You can learn about Helen’s film and stage career from her IMDB entry. The important thing for our purposes is a 1905 article titled “How An Actress Feels When Her Teeth Begin To Go” describing and promoting a dental practice in Chicago (The Inter Ocean, April 2, 1905). In this story, Helen Lowell offered a testimonial about the dental care she received from Dr. G. Gordon Martin while she was performing in a production of “Mrs. Wiggs in the Cabbage Patch.”
“ . . . Excepting for the discomfort of sitting in a chair with a rubber in my mouth—a coffer dam, I think they call it, and I’m ready to believe the last half of its name is true—I had not one single twinge of pain. Look here—“
And Miss Lowell parted her plump lips and showed as brilliant a double row of teeth as ever shone in any face.
“Dr. Martin brought them up to that,” said she, “and dentally speaking, I’m fixed for life.”
And there you have it. A double row of teeth fixed for life. With that kind of endorsement, perhaps Dr. Martin should have promoted himself as a dentist for ancient giants rather than a dentist for actresses.
You’re welcome.
Giantologists have been repeating the claim of a connection between large skeletons and “double rows of teeth” at least since I was in high school in the mid-1980s. They’ve had many decades now to figure out this “mystery.” It turns out that even the most cursory search of newspaper archives (the same archives they use to collect all of their examples) shows these phrases to be ones that were commonly used to describe the teeth of living individuals who most certainly were not ancient giants. That begs the question of how hard they've actually been trying. Either the giantologists haven’t really been putting a whole lot effort into trying to figure it out or they’d rather actually NOT figure it out. I guess those aren't necessarily mutually exclusive. (The third possibility, that they've tried really hard but just couldn't do it, I find to be unlikely given how easy it has been to collect this information). Either way, the information is out there in plain sight and has been for a long time.

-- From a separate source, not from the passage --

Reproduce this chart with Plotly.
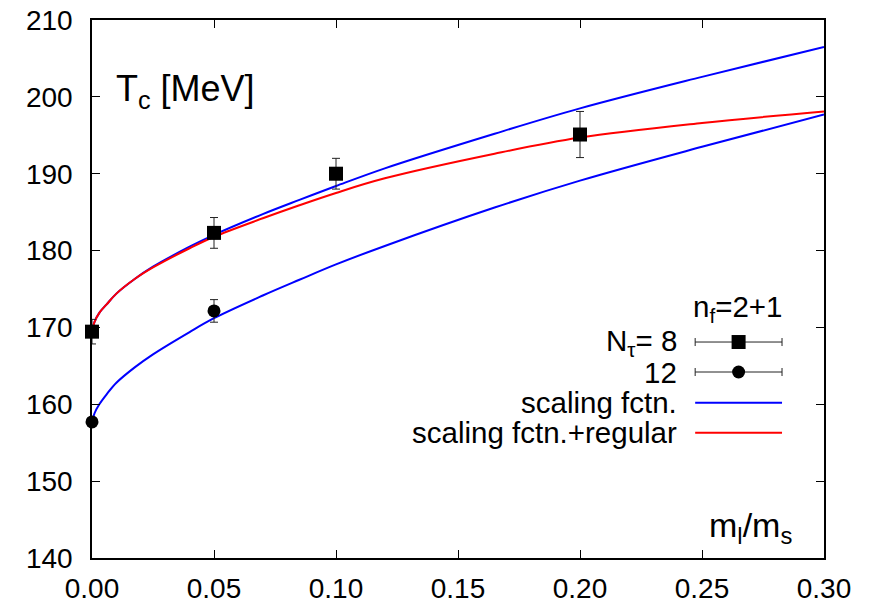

Severing the link between “giant skeletons” and “double rows of teeth” undercuts one of the foundational claims/assumptions of many of the giantologists: that there was a “race” of giants that can be identified based on physical characteristics of the skeleton. I’m still waiting for a response from any of them that want to defend this idea and tell me how Abigail Fillmore, Teddy Roosevelt, and Helen Lowell fit into their conceptions of giants, Nephilim, and what it means to have a "double row of teeth."